Russian President Vladimir Putin is scheduled to visit China to meet with President Xi Jinping on Thursday and Friday of this week. Initial reports indicate that Putin had requested the meeting with Xi. The official line is that the two will discuss trade deals involving energy and agriculture, but the Ukraine war is certain to be a topic of discussion as well. Xi’s recent trip to several European countries reportedly resulted in those leaders encouraging Xi to use his influence to seek an end to Russia’s war on Ukraine. China is eager to be seen as the world’s peace maker as it seeks to assume the role of world leader. Previous efforts to broker peace between Russia and Ukraine were used to cast blame at the United States for the conflict, while not resulting in any resolution to it.

 

Wheat prices led the grain and oilseed sector higher overnight, with prices also receiving an additional boost on this morning’s inflation data release, as the dollar followed Treasury yields lower.

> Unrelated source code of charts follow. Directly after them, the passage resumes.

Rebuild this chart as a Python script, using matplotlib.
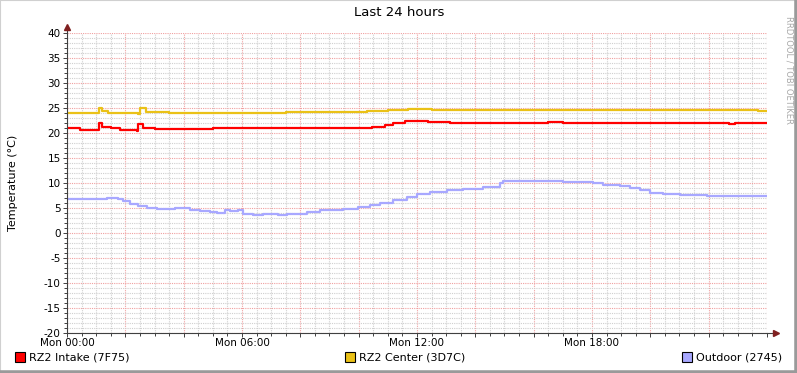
import matplotlib
matplotlib.use('Agg')
import matplotlib.pyplot as plt
from matplotlib.ticker import MultipleLocator
from matplotlib.patches import Rectangle

# hours since Mon 00:00 and temperature readings (deg C)
intake_h = [0, 0.45, 1.1, 1.2, 1.5, 1.8, 2.4, 2.45, 2.6, 3.0, 5.0, 7.0, 10.46, 10.9,
            11.18, 11.6, 12.38, 13.13, 16.5, 17.0, 22.7, 22.9, 24]
intake_t = [21.0, 20.7, 22.1, 21.2, 21.0, 20.7, 20.5, 21.8, 21.0, 20.9, 21.0, 21.1, 21.3, 21.7,
            22.1, 22.4, 22.2, 22.0, 22.2, 22.0, 21.9, 22.0, 22.0]

center_h = [0, 1.1, 1.2, 1.4, 2.45, 2.5, 2.7, 3.5, 5.5, 7.5, 9.5, 10.3, 11.0, 11.7,
            12.5, 14, 16, 18, 20, 22, 23.7, 24]
center_t = [24.0, 25.1, 24.4, 24.1, 23.9, 25.0, 24.3, 24.1, 24.1, 24.2, 24.2, 24.4, 24.6, 24.9,
            24.7, 24.6, 24.7, 24.7, 24.7, 24.6, 24.5, 24.5]

outdoor_h = [0, 1.37, 1.75, 1.92, 2.16, 2.43, 2.74, 3.09, 3.43, 3.70, 4.05, 4.22, 4.56, 4.90,
             5.14, 5.42, 5.59, 5.86, 6.03, 6.38, 6.72, 7.06, 7.23, 7.54, 7.99, 8.23, 8.67,
             9.46, 9.98, 10.39, 10.73, 11.18, 11.66, 12.0, 12.45, 13.03, 13.58, 14.26, 14.85,
             14.95, 15.63, 17.0, 18.03, 18.38, 18.96, 19.3, 19.65, 19.99, 20.43, 21.02, 21.94,
             23.18, 24]
outdoor_t = [6.9, 7.07, 6.8, 6.4, 5.9, 5.4, 5.1, 4.9, 4.75, 4.95, 5.05, 4.7, 4.4, 4.3,
             4.0, 4.7, 4.4, 4.6, 3.9, 3.6, 3.8, 3.9, 3.6, 3.8, 3.9, 4.3, 4.7,
             4.9, 5.2, 5.7, 6.1, 6.6, 7.2, 7.8, 8.3, 8.6, 8.9, 9.3, 10.0,
             10.4, 10.5, 10.2, 10.0, 9.6, 9.4, 9.1, 8.6, 8.1, 7.9, 7.7, 7.5,
             7.4, 7.45]

tick_hours = [0, 6, 12, 18]
tick_labels = ['Mon 00:00', 'Mon 06:00', 'Mon 12:00', 'Mon 18:00']
series = [('RZ2 Intake (7F75)', '#FF0000'),
          ('RZ2 Center (3D7C)', '#EAC117'),
          ('Outdoor (2745)', '#A8A8FF')]

W, H = 797, 373
fig = plt.figure(figsize=(W / 100, H / 100), dpi=100, facecolor='white')
ax = fig.add_axes([67 / W, (H - 333) / H, 700 / W, 300 / H])
ax.set_xlim(0, 24)
ax.set_ylim(-20, 40)

# grid, rrdtool style
ax.xaxis.set_major_locator(MultipleLocator(2))
ax.xaxis.set_minor_locator(MultipleLocator(0.5))
ax.yaxis.set_major_locator(MultipleLocator(5))
ax.yaxis.set_minor_locator(MultipleLocator(1))
ax.grid(which='minor', color='#cfcfcf', linestyle=(0, (1, 1)), linewidth=0.8)
ax.grid(which='major', color='#f0a0a0', linestyle=(0, (1, 1)), linewidth=0.8)
ax.set_axisbelow(True)

for sp in ['top', 'right']:
    ax.spines[sp].set_visible(False)
for sp in ['left', 'bottom']:
    ax.spines[sp].set_color('#404040')
    ax.spines[sp].set_linewidth(0.8)

ax.tick_params(which='both', direction='out', color='#404040', width=0.7, labelsize=7.5,
               labelcolor='black', pad=1.5)
ax.tick_params(which='major', length=3)
ax.tick_params(which='minor', length=2)
ax.set_yticks(range(-20, 41, 5))
ax.set_yticklabels([str(v) for v in range(-20, 41, 5)])

ax.plot(intake_h, intake_t, color=series[0][1], lw=1.6, drawstyle='steps-post')
ax.plot(center_h, center_t, color=series[1][1], lw=1.6, drawstyle='steps-post')
ax.plot(outdoor_h, outdoor_t, color=series[2][1], lw=1.6, drawstyle='steps-post')

# time labels under the axis
ax.set_xticklabels([])
for h, lab in zip(tick_hours, tick_labels):
    ax.text(h, -20.9, lab, ha='center', va='top', fontsize=7.5, clip_on=False)

# arrows at axis ends
ax.plot([24, 24.3], [-20, -20], color='#404040', lw=0.8, clip_on=False)
ax.plot([24.3], [-20], marker='>', color='#802020', markersize=4, clip_on=False)
ax.plot([0, 0], [40, 41.2], color='#404040', lw=0.8, clip_on=False)
ax.plot([0], [41.2], marker='^', color='#802020', markersize=4, clip_on=False)

ax.set_ylabel('Temperature (°C)', fontsize=8)
ax.yaxis.set_label_coords(-0.07, 0.5)

fig.text(399 / W, 1 - 13 / H, 'Last 24 hours', ha='center', va='center', fontsize=9.5)
fig.text(789 / W, 1 - 70 / H, 'RRDTOOL / TOBI OETIKER', rotation=270, ha='center',
         va='center', fontsize=6, color='#a8a8a8')

# legend boxes
leg_x = [15, 345, 682]
for (lab, col), x0 in zip(series, leg_x):
    fig.patches.append(Rectangle((x0 / W, 1 - 362 / H), 10 / W, 10 / H, transform=fig.transFigure,
                                 facecolor=col, edgecolor='black', linewidth=0.8))
    fig.text((x0 + 14) / W, 1 - 357.5 / H, lab, ha='left', va='center', fontsize=8)

# image frame: light top/left, darker bottom/right
fig.add_artist(plt.Line2D([0, 0, 1], [0, 1, 1], transform=fig.transFigure,
                          color='#d0d0d0', lw=1.5))
fig.add_artist(plt.Line2D([0, 1, 1], [0, 0, 1], transform=fig.transFigure,
                          color='#9a9a9a', lw=4))

fig.savefig('out.png', dpi=100, facecolor='white')
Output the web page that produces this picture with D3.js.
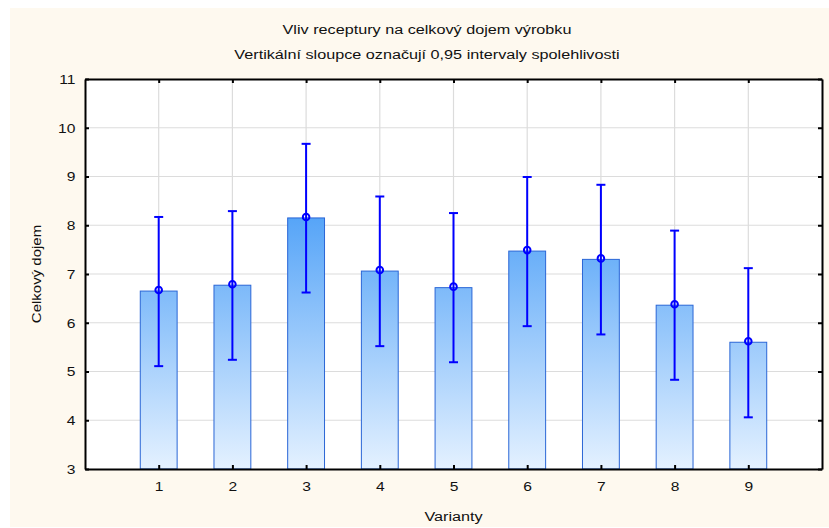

The primary driver for wheat prices continues to be Russian weather concerns. Russia has largely set the world cash price for wheat over the past couple of years, as it dumped record volumes of cheap wheat onto the market to help pay for its war effort following a couple of bumper crops. That allowed the market to ignore a trend toward tightening supplies among the other major world exporters, but that trend toward tightening supplies becomes the focus again if Russian production falls sufficiently to curtail its exports. Its estimated that Russia will have 4 – 5 million metric tons of surplus old-crop stocks on hand above its normal level at the end of the marketing year to work through. As such, we estimate that the pivotal production number is around 85 mmt for when it would start to impact global trade – particularly in the last half of the 2024-25 marketing year. Russia states that recent freeze damage will require replanting of crops on 500,000 hectares, on top of the existing drought problems that are negatively impacting at least a third of Russia’s winter wheat crop, and up to half of Ukraine’s crop. The market appears to be trading a Russian production number of 84 – 86 mmt currently, while weather over the next several weeks could still drop that well into the low 80s. Russia’s SovEcon dropped its estimate to 85.7 mmt today, after IKAR dropped its to 86 mmt yesterday.

 

The U.S. industry wheat crop tour currently occurring in Kansas revealed good yield potential on day one, although it will travel through southwestern and south-central Kansas today, where freeze and drought damage will be more prevalent. Midwest planting delays remain a concern for corn and soybean traders as well. Commodity Weather Group expects the best seeding opportunities to be in the northern Midwest this week, and again in the 11- to 15-day period, but progress will be difficult elsewhere if the current forecast verifies. Some models hint at some possible improvement at the end of the month, but confidence is currently low.